PATTI – Halloween, cosa c’è nella zucca ?
Come si può provare piacere, in un contesto storico in cui, quotidianamente, il male sembra aver preso il sopravvento, ad inneggiare alle tenebre e al macabro ? Come si può avvertire il desiderio di “fare la caricatura” della morte, quando tutto ciò che ci circonda “sa” di morte ?
Eppure, col trascorrere del tempo, sembra che tutto questo faccia più presa della vita, della luce, della bellezza. Forse è un modo per mascherare i nostri limiti, le nostre fragilità, la nostra finitezza ? Forse dipende dal fatto che il “buio” abbia preso il sopravvento e sia diventato, purtroppo, la normalità ?

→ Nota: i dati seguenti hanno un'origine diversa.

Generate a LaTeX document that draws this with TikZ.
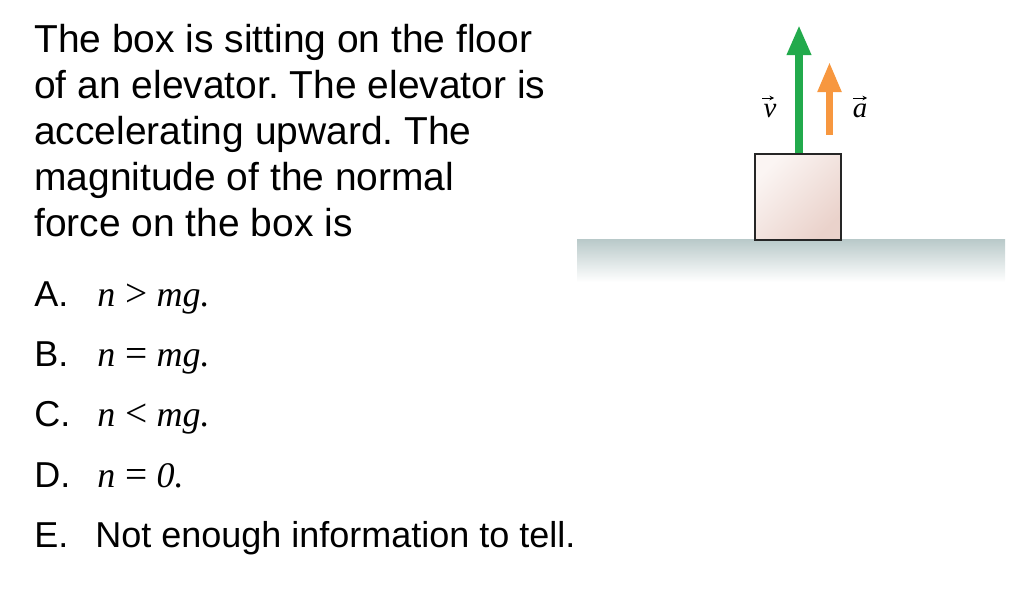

Forse perché è un messaggio più affascinante – e questo sarebbe davvero incomprensibile – di tanti altri che pure potrebbero essere più “nutrienti” per la vita ? Forse, pur pensando di essere cultori delle nostre tradizioni, si è disposti ad accogliere, senza alcun senso critico, ciò che ci viene propinato da altre civiltà che, addirittura, si ritengono più…avanzate e più moderne della nostra ?
E se il ricorso a zucche, mostriciattoli, streghe, fosse una mera espressione di consumismo ? O del “buio” – e sarebbe davvero allarmante – che portiamo dentro ? Eppure determinati valori che un tempo venivano inculcati prima di tutto in famiglia non possono essere oggetto di consumo, non possono essere sviliti o, ancora peggio, dimenticati.
C’è un’altra contraddizione che salta all’occhio: molti genitori non fanno partecipare i figli, specie se piccoli, alle esequie dei nonni o di qualsiasi altra persona perché “si impressionano”; anzi, usano eufemismi e giri di parole pur di non menzionare la parola “morte”. Il medesimo atteggiamento evitante, però, non ce l’hanno in altri contesti.
In molti – e lo si evince da alcune segnalazioni giunte in redazione – ha fatto specie vedere delle immagini (sappiamo che ormai tutto…corre sui social) che testimoniano come l’ex convento San Francesco sia stato ridotto a un…cimitero, con lumini sugli altari e una bara al centro. Riteniamo che il luogo, uno dei “cuori” della storia e della cultura della nostra città, sia stato messo a disposizione dall’amministrazione comunale e ciò ha suscitato tante reazioni discordanti: “A che punto siamo arrivati….” – è stato il commento più ricorrente; “Possibile che si permetta tutto ciò in una chiesa anche se non più adibita al culto ?” E tanti altri commenti più o meno dello stesso tenore.
Ci esimiamo dall’esprimere giudizi, ci limitiamo a riportare i fatti, invero un po’ stucchevoli e – ve lo assicuriamo – a prescindere dal credo religioso.
Non è tempo di crociate, non è tempo di contrapposizioni, ma è allarmante il fatto che la morte e il macabro “facciano cultura”.
La società ha bisogno di essere “illuminata” di luce vera e non di lumini, ha bisogno di riscoprire la bellezza dell’immenso dono della vita e non di bare (ce ne sono già tante); ha bisogno che le giovani generazioni scoprano che le persone che le hanno precedute e con le quali magari hanno condiviso una parte, anche se breve, del cammino esistenziale, sono presenti nella loro vita, attraverso il patrimonio collettivo di sapere, di valori, di fede, di modelli.
No alle crociate, no alle contrapposizioni, ma “chiamare le cose” col proprio nome, sì, sempre e comunque, a rischio di essere impopolari e di essere tacciati di “antichità” e di incapacità di adeguamento alla realtà.
La luce illumina sempre, il buio disorienta sempre; le tenebre tolgono la speranza, la luce rende radioso il presente e proietta verso un futuro per il quale vale la pena osare e spendersi.